"""

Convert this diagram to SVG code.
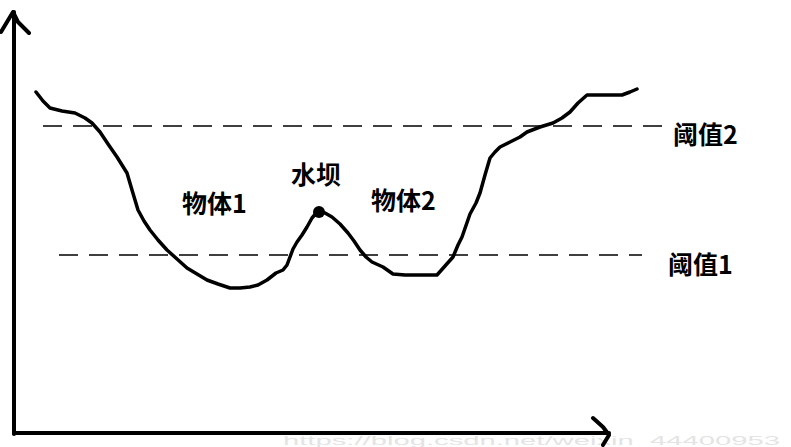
<svg xmlns="http://www.w3.org/2000/svg" width="791" height="447" viewBox="0 0 791 447">
<style>
.ax{fill:none;stroke:#000;stroke-width:4;stroke-linecap:round;stroke-linejoin:round}
.curve{fill:none;stroke:#000;stroke-width:3.5;stroke-linecap:round;stroke-linejoin:round}
.dash{fill:none;stroke:#000;stroke-width:1.6;stroke-dasharray:19 11}
.lbl{font-family:"Noto Sans CJK SC","Microsoft YaHei",sans-serif;font-weight:bold;font-size:25px;fill:#000}
.wm{font-family:"Liberation Sans",Arial,sans-serif;font-size:13px;fill:#e4e4e4}
</style>
<rect width="791" height="447" fill="#fff"/>
<text class="wm" x="283" y="445" textLength="497" lengthAdjust="spacingAndGlyphs">https://blog.csdn.net/weixin_44400953</text>
<g id="axes">
<path class="ax" d="M14,434 L14,12"/>
<path class="ax" d="M1,32 L13,12 L18,22 L29,33"/>
<path class="ax" d="M14,433 L609,433"/>
<path class="ax" d="M593,418 L603,427 L609,435 L603,445"/>
</g>
<g id="connectors">
<path id="threshold2-line" class="dash" d="M43,126 L662,126"/>
<path id="threshold1-line" class="dash" d="M59,255 L642,255"/>
<polyline id="curve" class="curve" points="36,92 43,101 50,108 62,111 75,113 85,118 92,123 100,132 108,144 117,157 122,165 127,173 132,190 138,210 144,221 150,230 158,240 167,250 177,259 187,268 197,274 207,280 218,284 230,288 240,288 250,287 258,285 267,280 276,273 283,270 287,265 290,257 293,249 297,242 302,235 307,227 312,218 318,211 325,213 332,217 340,224 348,233 354,241 360,250 366,257 372,262 383,267 393,274 405,275 420,275 437,275 445,266 453,257 458,245 462,237 470,214 476,203 480,193 485,175 490,158 495,152 500,147 510,142 520,137 527,132 540,127 553,123 562,118 570,112 578,103 587,95 600,95 612,95 622,95 630,92 637,89"/>
</g>
<g id="dam-node">
<circle cx="319" cy="212" r="6" fill="#000"/>
<text class="lbl" x="291" y="184">水坝</text>
</g>
<g id="object1-node"><text class="lbl" x="182" y="213">物体1</text></g>
<g id="object2-node"><text class="lbl" x="371" y="210">物体2</text></g>
<g id="threshold2-node"><text class="lbl" x="673" y="144">阈值2</text></g>
<g id="threshold1-node"><text class="lbl" x="668" y="274">阈值1</text></g>
</svg>
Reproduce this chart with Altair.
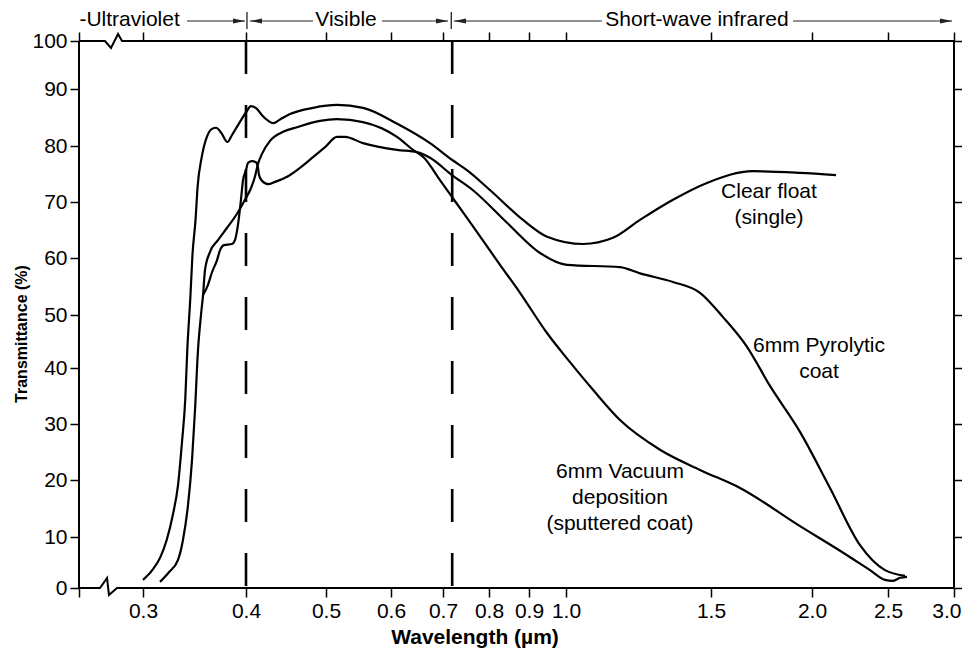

"""

* Requirements *
Output all of the data exactly as it stands, minus any images.

* Task solution *
Convert this diagram to SVG code.
<svg xmlns="http://www.w3.org/2000/svg" width="791" height="447" viewBox="0 0 791 447">
<style>
.ax{fill:none;stroke:#000;stroke-width:4;stroke-linecap:round;stroke-linejoin:round}
.curve{fill:none;stroke:#000;stroke-width:3.5;stroke-linecap:round;stroke-linejoin:round}
.dash{fill:none;stroke:#000;stroke-width:1.6;stroke-dasharray:19 11}
.lbl{font-family:"Noto Sans CJK SC","Microsoft YaHei",sans-serif;font-weight:bold;font-size:25px;fill:#000}
.wm{font-family:"Liberation Sans",Arial,sans-serif;font-size:13px;fill:#e4e4e4}
</style>
<rect width="791" height="447" fill="#fff"/>
<text class="wm" x="283" y="445" textLength="497" lengthAdjust="spacingAndGlyphs">https://blog.csdn.net/weixin_44400953</text>
<g id="axes">
<path class="ax" d="M14,434 L14,12"/>
<path class="ax" d="M1,32 L13,12 L18,22 L29,33"/>
<path class="ax" d="M14,433 L609,433"/>
<path class="ax" d="M593,418 L603,427 L609,435 L603,445"/>
</g>
<g id="connectors">
<path id="threshold2-line" class="dash" d="M43,126 L662,126"/>
<path id="threshold1-line" class="dash" d="M59,255 L642,255"/>
<polyline id="curve" class="curve" points="36,92 43,101 50,108 62,111 75,113 85,118 92,123 100,132 108,144 117,157 122,165 127,173 132,190 138,210 144,221 150,230 158,240 167,250 177,259 187,268 197,274 207,280 218,284 230,288 240,288 250,287 258,285 267,280 276,273 283,270 287,265 290,257 293,249 297,242 302,235 307,227 312,218 318,211 325,213 332,217 340,224 348,233 354,241 360,250 366,257 372,262 383,267 393,274 405,275 420,275 437,275 445,266 453,257 458,245 462,237 470,214 476,203 480,193 485,175 490,158 495,152 500,147 510,142 520,137 527,132 540,127 553,123 562,118 570,112 578,103 587,95 600,95 612,95 622,95 630,92 637,89"/>
</g>
<g id="dam-node">
<circle cx="319" cy="212" r="6" fill="#000"/>
<text class="lbl" x="291" y="184">水坝</text>
</g>
<g id="object1-node"><text class="lbl" x="182" y="213">物体1</text></g>
<g id="object2-node"><text class="lbl" x="371" y="210">物体2</text></g>
<g id="threshold2-node"><text class="lbl" x="673" y="144">阈值2</text></g>
<g id="threshold1-node"><text class="lbl" x="668" y="274">阈值1</text></g>
</svg>
Reproduce this chart with Altair.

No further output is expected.